Building emotional strength through partnerships between families, educators, coaches, and camp leaders.
Raising resilient kids isn’t something parents have to tackle alone — nor should they.
Today, more than ever, it’s clear that kids thrive when the important adults in their lives work together: parents, teachers, coaches, afterschool mentors, and camp counselors.
By building strong partnerships with these community leaders, we give our kids the emotional tools they need to adapt, overcome challenges, and grow into confident young adults.
Resilience: It Takes a Village
Resilience isn’t just about “toughing it out.”
It’s the ability to bounce back from setbacks, regulate emotions, solve problems, and ask for help when needed — skills that take practice and support to develop.
When kids see a network of caring adults cheering them on, guiding them, and encouraging healthy risk-taking, they start to believe in their own ability to navigate life’s ups and downs. And the stronger the web of support, the better they do.
How Parents and Programs Can Team Up
1. Communicate Early and Often
When enrolling your child in a camp, team, or afterschool class, take the time to meet the leaders. Share insights about your child’s strengths, struggles, and what motivates them.
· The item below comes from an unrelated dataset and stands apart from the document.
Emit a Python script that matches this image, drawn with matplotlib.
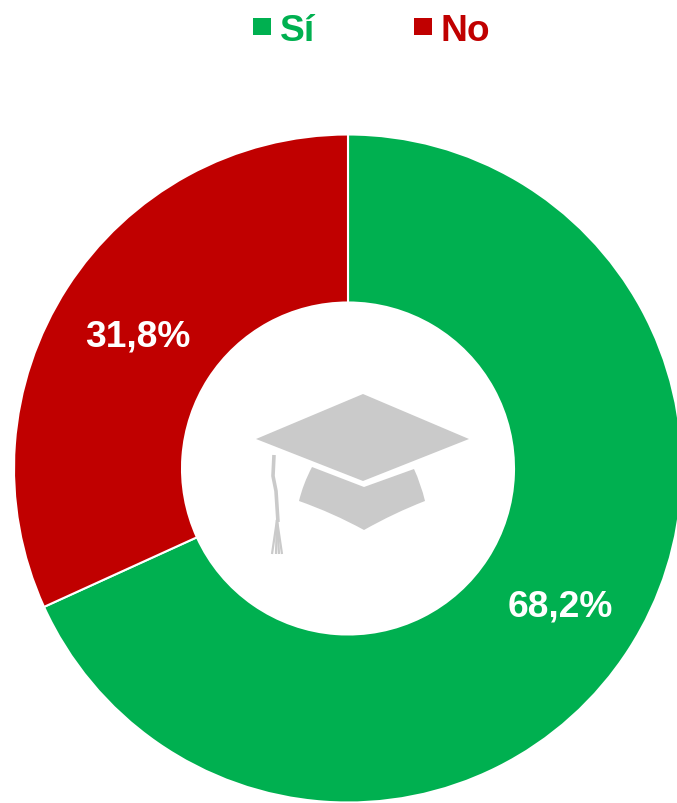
import matplotlib
matplotlib.use("Agg")
import matplotlib.pyplot as plt
from matplotlib.patches import Polygon, Rectangle, PathPatch
from matplotlib.path import Path

plt.rcParams["font.family"] = ["Liberation Sans", "DejaVu Sans"]

labels = ["Sí", "No"]
values = [68.2, 31.8]
value_labels = ["68,2%", "31,8%"]
colors = ["#00B050", "#C00000"]

W, H = 677, 804
ICON_GREY = "#CACACA"


# picture coordinates have y going down
def flip(points):
    return [(x, H - y) for x, y in points]


fig = plt.figure(figsize=(W / 100, H / 100), dpi=100)
ax = fig.add_axes([0, 0, 1, 1])

# DONUT

ax.pie(
    values,
    colors=colors,
    startangle=90,
    counterclock=False,
    center=(348, H - 469.5),
    radius=334,
    wedgeprops=dict(width=168, edgecolor="white", linewidth=1.5),
    frame=False,
)
ax.set_xlim(0, W)
ax.set_ylim(0, H)
ax.set_aspect("equal")
ax.axis("off")

# VALUE LABELS

ax.text(560, H - 607, value_labels[0], color="white", fontsize=26.7,
        fontweight="bold", ha="center", va="center")
ax.text(138, H - 337, value_labels[1], color="white", fontsize=26.7,
        fontweight="bold", ha="center", va="center")

# LEGEND

ax.add_patch(Rectangle((253, H - 36), 18, 17, color=colors[0], lw=0))
ax.text(280, H - 41, labels[0], color=colors[0], fontsize=26.7,
        fontweight="bold", ha="left", va="baseline")
ax.add_patch(Rectangle((414, H - 36), 18, 17, color=colors[1], lw=0))
ax.text(441, H - 41, labels[1], color=colors[1], fontsize=26.7,
        fontweight="bold", ha="left", va="baseline")

# GRADUATION CAP ICON

board = [(256, 440), (363, 395), (469, 440), (363, 482)]
ax.add_patch(Polygon(flip(board), closed=True, color=ICON_GREY, lw=0))

base = [(312, 468), (364, 488), (414, 470), (421, 485), (425, 502),
        (394, 514), (364, 531), (333, 514), (299, 502), (303, 485), (312, 468)]
base_codes = [Path.MOVETO, Path.LINETO, Path.LINETO, Path.CURVE3, Path.CURVE3,
              Path.CURVE3, Path.CURVE3, Path.CURVE3, Path.CURVE3, Path.CURVE3,
              Path.CURVE3]
ax.add_patch(PathPatch(Path(flip(base), base_codes), color=ICON_GREY, lw=0))

cord = flip([(274, 456), (273, 477), (276, 492), (278, 523)])
ax.plot(*zip(*cord), color=ICON_GREY, lw=2.6, solid_capstyle="butt")
for end_x in (272, 276, 279, 282):
    fringe = flip([(277, 521), (end_x, 555)])
    ax.plot(*zip(*fringe), color=ICON_GREY, lw=1.6, solid_capstyle="butt")

fig.savefig("out.png", dpi=100)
The more coaches and counselors understand your child, the better they can support growth, not just skills development.
2. Support Risk-Taking (Even When It’s Uncomfortable)
It’s tempting to step in when kids struggle, but resilience grows when they work through challenges.
Encourage program leaders to push your child outside their comfort zone in safe, supportive ways — whether that’s trying a new sport, giving a presentation, or making new friends.
3. Align Values and Messages
Kids are remarkably good at spotting mixed messages. When parents and program leaders emphasize the same core values — effort over perfection, learning from mistakes, kindness, and perseverance — it strengthens the lessons.
It’s not about being identical in approach but being united in the bigger picture.
4. Model Resilience Yourself
How you handle stress, disappointment, and change teaches your child far more than any lecture.
Program leaders can reinforce this too, showing kids that it’s okay to fail, recalibrate, and keep going. Real resilience is messy and courageous — not flawless.
Parenting Styles Matter, Too
It’s important to recognize that different parenting styles shape how resilience develops at home.
A recent article on BeAKid.com, “Parenting Styles: Finding What Works for You,” explores how approaches like authoritative, permissive, or uninvolved parenting impact a child’s growth.
The key takeaway? There’s no one-size-fits-all model.
But what matters most is creating a balance of warmth, structure, and encouragement for independence — and working with teachers, coaches, and mentors who share that vision.
When parenting styles and program philosophies align, kids feel more secure, understood, and ready to take on new challenges. It becomes easier to guide them toward real resilience — the kind that lasts into adulthood.
Raising resilient kids isn’t about shielding them from every hardship; it’s about helping them face challenges head-on with the skills, confidence, and support they need.
By partnering with community programs and surrounding kids with people who believe in their potential, we set the stage for stronger, braver, and more adaptable future generations.
At the end of the day, resilience isn’t just built at home — it’s built together.